Flying F was an eight bit computer game company. The logo is made all of straight edges because displays at that time were very poor at showing curves. The Atari logo was beautiful, but Atari's products were unable to display it without aliasing horribly. A horizontal run had to contain at least 2 pixels or there would be color aliasing.

The Lockstep Fund is a venture capital firm which invests in entrepreneurial companies that we believe will be the leaders of the Internet. We are taking the lead, setting the direction for the industry. We are doing this by carefully watching the trends, and then following when it seems safe to do so.

Electric Communities was the company I started in 1993 with Chip Morningstar and Randy Farmer to support online communities and marketplaces. This was back when the net was called cyberspace. I have lost the digital original. This image was recovered from a 35mm slide.

I designed this for the E Programming Language. The USPTO asked my permission to use it in one of their pamphlets. I never saw the pamphlet, but I think it was used as an example of an allowable use of a letter in a trademark.

I designed this for a company that was in stealth mode. The idea was that they would later unveil themselves.
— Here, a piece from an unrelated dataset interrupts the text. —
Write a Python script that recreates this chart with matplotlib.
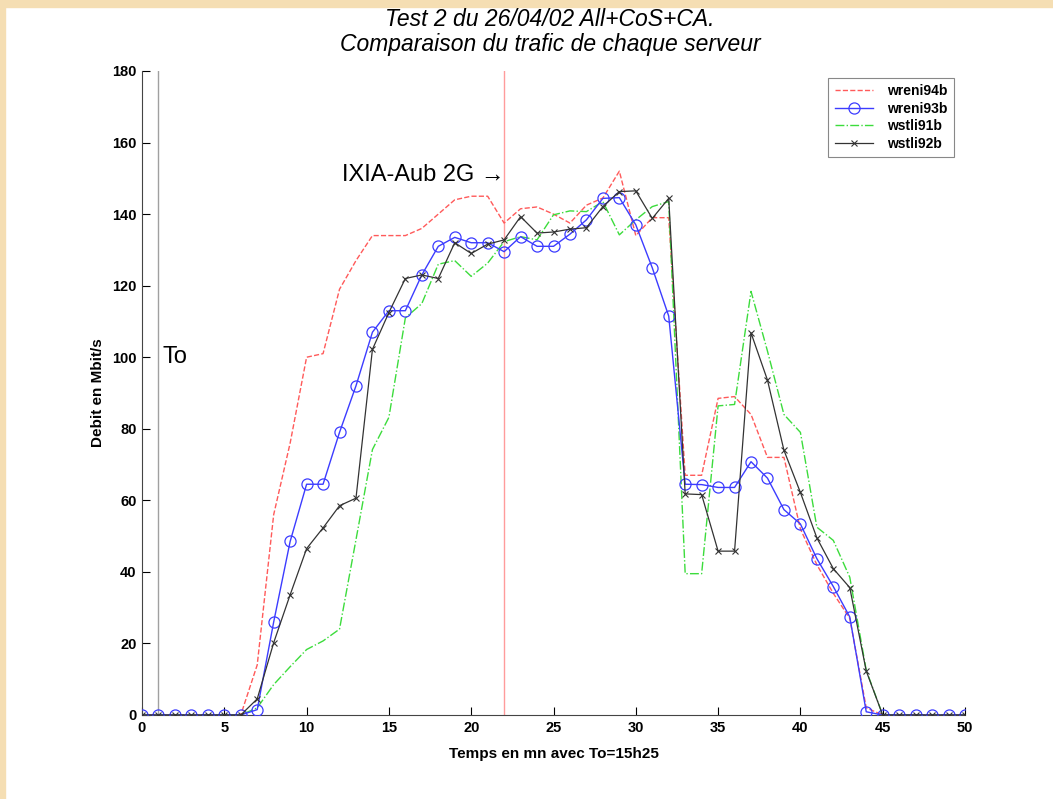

I thought this design for JSON, the world's best loved data interchange format, was original, but I was wrong. The credit actually goes to computer artist John Whitney and art director Saul Bass. It was first used in the title sequence of Alfred Hitchcock's Vertigo, which I saw at a drive-in when I was 4.

DEC64 is the floating point standard for all future programming languages.

I made this logo and mascot for the mysterious Faceless Corporation. They put the big in ambiguity.